**SOURCE DATA:**
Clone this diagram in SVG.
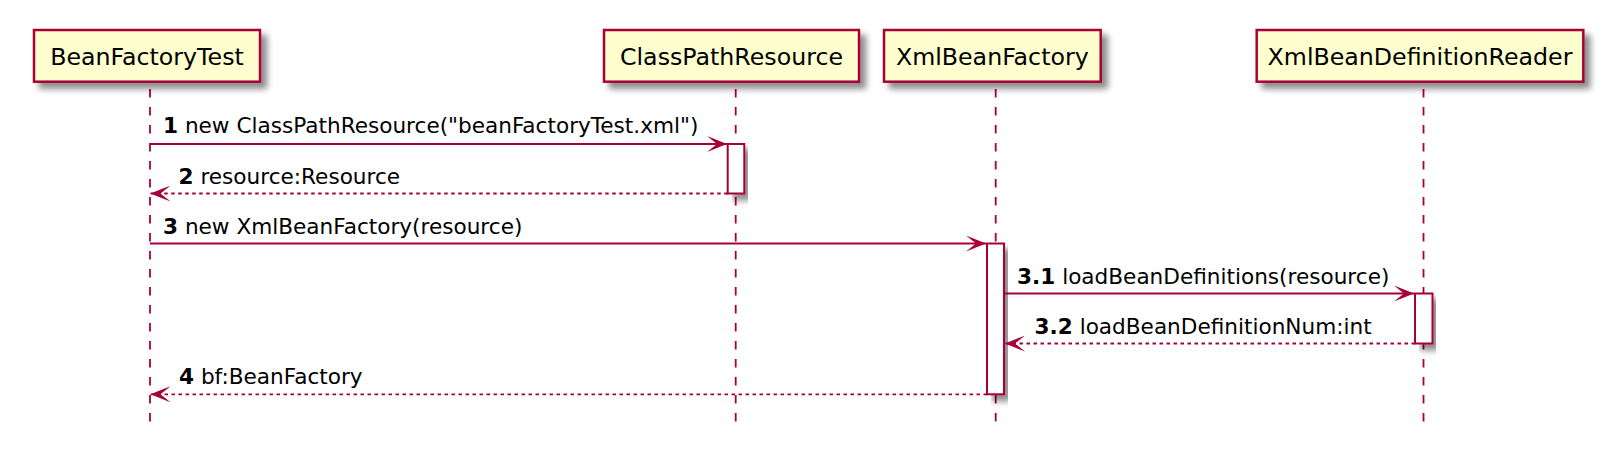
<svg xmlns="http://www.w3.org/2000/svg" width="1614" height="466" viewBox="0 0 1614 466">
<defs>
<filter id="sh" x="-10%" y="-10%" width="130%" height="150%">
<feGaussianBlur in="SourceAlpha" stdDeviation="3"/>
<feOffset dx="6" dy="6" result="b"/>
<feComponentTransfer><feFuncA type="linear" slope="0.45"/></feComponentTransfer>
<feMerge><feMergeNode/><feMergeNode in="SourceGraphic"/></feMerge>
</filter>
<marker id="ah" viewBox="0 0 20 16" refX="20" refY="8" markerWidth="20" markerHeight="16" markerUnits="userSpaceOnUse" orient="auto">
<polygon points="0,0 20,8 0,16 10,8" fill="#A80036"/>
</marker>
</defs>
<style>
.part{fill:#FEFECE;stroke:#A80036;stroke-width:2.5}
.act{fill:#FFFFFF;stroke:#A80036;stroke-width:2}
.life{stroke:#A80036;stroke-width:1.8;stroke-dasharray:8.5,9.5;fill:none}
.msg{stroke:#A80036;stroke-width:1.8;fill:none}
.ret{stroke:#A80036;stroke-width:1.8;fill:none;stroke-dasharray:3.5,3.5}
.pt{font-family:"DejaVu Sans",sans-serif;font-size:23.7px;fill:#000;text-anchor:middle}
.ml{font-family:"DejaVu Sans",sans-serif;font-size:21.6px;fill:#000}
.b{font-weight:bold}
</style>
<rect width="1614" height="466" fill="#FFFFFF"/>
<g id="lifelines">
<line class="life" x1="150" y1="89" x2="150" y2="427"/>
<line class="life" x1="735.7" y1="89" x2="735.7" y2="427"/>
<line class="life" x1="995.7" y1="89" x2="995.7" y2="427"/>
<line class="life" x1="1423.5" y1="89" x2="1423.5" y2="427"/>
</g>
<g id="BeanFactoryTest">
<rect class="part" x="34" y="30" width="226" height="51.7" filter="url(#sh)"/>
<text class="pt" x="147" y="64.5">BeanFactoryTest</text>
</g>
<g id="ClassPathResource">
<rect class="part" x="604" y="30" width="255" height="51.7" filter="url(#sh)"/>
<text class="pt" x="731.5" y="64.5">ClassPathResource</text>
</g>
<g id="XmlBeanFactory">
<rect class="part" x="884" y="30" width="216.7" height="51.7" filter="url(#sh)"/>
<text class="pt" x="992.3" y="64.5">XmlBeanFactory</text>
</g>
<g id="XmlBeanDefinitionReader">
<rect class="part" x="1256.7" y="30" width="326.6" height="51.7" filter="url(#sh)"/>
<text class="pt" x="1420" y="64.5">XmlBeanDefinitionReader</text>
</g>
<g id="activations">
<rect class="act" x="727.7" y="144" width="16.6" height="49.5" filter="url(#sh)"/>
<rect class="act" x="987" y="243.5" width="17" height="150.8" filter="url(#sh)"/>
<rect class="act" x="1415" y="293.5" width="17.5" height="50" filter="url(#sh)"/>
</g>
<g id="connectors">
<line class="msg" x1="150" y1="144" x2="727" y2="144" marker-end="url(#ah)"/>
<text class="ml" x="163" y="133"><tspan class="b">1</tspan> new ClassPathResource("beanFactoryTest.xml")</text>
<line class="ret" x1="727.7" y1="193.5" x2="150.5" y2="193.5" marker-end="url(#ah)"/>
<text class="ml" x="178.5" y="183.5"><tspan class="b">2</tspan> resource:Resource</text>
<line class="msg" x1="150" y1="243.5" x2="986" y2="243.5" marker-end="url(#ah)"/>
<text class="ml" x="163" y="233.5"><tspan class="b">3</tspan> new XmlBeanFactory(resource)</text>
<line class="msg" x1="1004" y1="293.5" x2="1414" y2="293.5" marker-end="url(#ah)"/>
<text class="ml" x="1017" y="283.5"><tspan class="b">3.1</tspan> loadBeanDefinitions(resource)</text>
<line class="ret" x1="1415" y1="343.5" x2="1005" y2="343.5" marker-end="url(#ah)"/>
<text class="ml" x="1034.5" y="333.5"><tspan class="b">3.2</tspan> loadBeanDefinitionNum:int</text>
<line class="ret" x1="987" y1="394.3" x2="150.5" y2="394.3" marker-end="url(#ah)"/>
<text class="ml" x="179" y="384"><tspan class="b">4</tspan> bf:BeanFactory</text>
</g>
</svg>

**WHAT TO WORK ON:** Reproduce the material above verbatim; omit every picture.

**OUTPUT OF THE EXERCISE:**
Clone this diagram in SVG.
<svg xmlns="http://www.w3.org/2000/svg" width="1614" height="466" viewBox="0 0 1614 466">
<defs>
<filter id="sh" x="-10%" y="-10%" width="130%" height="150%">
<feGaussianBlur in="SourceAlpha" stdDeviation="3"/>
<feOffset dx="6" dy="6" result="b"/>
<feComponentTransfer><feFuncA type="linear" slope="0.45"/></feComponentTransfer>
<feMerge><feMergeNode/><feMergeNode in="SourceGraphic"/></feMerge>
</filter>
<marker id="ah" viewBox="0 0 20 16" refX="20" refY="8" markerWidth="20" markerHeight="16" markerUnits="userSpaceOnUse" orient="auto">
<polygon points="0,0 20,8 0,16 10,8" fill="#A80036"/>
</marker>
</defs>
<style>
.part{fill:#FEFECE;stroke:#A80036;stroke-width:2.5}
.act{fill:#FFFFFF;stroke:#A80036;stroke-width:2}
.life{stroke:#A80036;stroke-width:1.8;stroke-dasharray:8.5,9.5;fill:none}
.msg{stroke:#A80036;stroke-width:1.8;fill:none}
.ret{stroke:#A80036;stroke-width:1.8;fill:none;stroke-dasharray:3.5,3.5}
.pt{font-family:"DejaVu Sans",sans-serif;font-size:23.7px;fill:#000;text-anchor:middle}
.ml{font-family:"DejaVu Sans",sans-serif;font-size:21.6px;fill:#000}
.b{font-weight:bold}
</style>
<rect width="1614" height="466" fill="#FFFFFF"/>
<g id="lifelines">
<line class="life" x1="150" y1="89" x2="150" y2="427"/>
<line class="life" x1="735.7" y1="89" x2="735.7" y2="427"/>
<line class="life" x1="995.7" y1="89" x2="995.7" y2="427"/>
<line class="life" x1="1423.5" y1="89" x2="1423.5" y2="427"/>
</g>
<g id="BeanFactoryTest">
<rect class="part" x="34" y="30" width="226" height="51.7" filter="url(#sh)"/>
<text class="pt" x="147" y="64.5">BeanFactoryTest</text>
</g>
<g id="ClassPathResource">
<rect class="part" x="604" y="30" width="255" height="51.7" filter="url(#sh)"/>
<text class="pt" x="731.5" y="64.5">ClassPathResource</text>
</g>
<g id="XmlBeanFactory">
<rect class="part" x="884" y="30" width="216.7" height="51.7" filter="url(#sh)"/>
<text class="pt" x="992.3" y="64.5">XmlBeanFactory</text>
</g>
<g id="XmlBeanDefinitionReader">
<rect class="part" x="1256.7" y="30" width="326.6" height="51.7" filter="url(#sh)"/>
<text class="pt" x="1420" y="64.5">XmlBeanDefinitionReader</text>
</g>
<g id="activations">
<rect class="act" x="727.7" y="144" width="16.6" height="49.5" filter="url(#sh)"/>
<rect class="act" x="987" y="243.5" width="17" height="150.8" filter="url(#sh)"/>
<rect class="act" x="1415" y="293.5" width="17.5" height="50" filter="url(#sh)"/>
</g>
<g id="connectors">
<line class="msg" x1="150" y1="144" x2="727" y2="144" marker-end="url(#ah)"/>
<text class="ml" x="163" y="133"><tspan class="b">1</tspan> new ClassPathResource("beanFactoryTest.xml")</text>
<line class="ret" x1="727.7" y1="193.5" x2="150.5" y2="193.5" marker-end="url(#ah)"/>
<text class="ml" x="178.5" y="183.5"><tspan class="b">2</tspan> resource:Resource</text>
<line class="msg" x1="150" y1="243.5" x2="986" y2="243.5" marker-end="url(#ah)"/>
<text class="ml" x="163" y="233.5"><tspan class="b">3</tspan> new XmlBeanFactory(resource)</text>
<line class="msg" x1="1004" y1="293.5" x2="1414" y2="293.5" marker-end="url(#ah)"/>
<text class="ml" x="1017" y="283.5"><tspan class="b">3.1</tspan> loadBeanDefinitions(resource)</text>
<line class="ret" x1="1415" y1="343.5" x2="1005" y2="343.5" marker-end="url(#ah)"/>
<text class="ml" x="1034.5" y="333.5"><tspan class="b">3.2</tspan> loadBeanDefinitionNum:int</text>
<line class="ret" x1="987" y1="394.3" x2="150.5" y2="394.3" marker-end="url(#ah)"/>
<text class="ml" x="179" y="384"><tspan class="b">4</tspan> bf:BeanFactory</text>
</g>
</svg>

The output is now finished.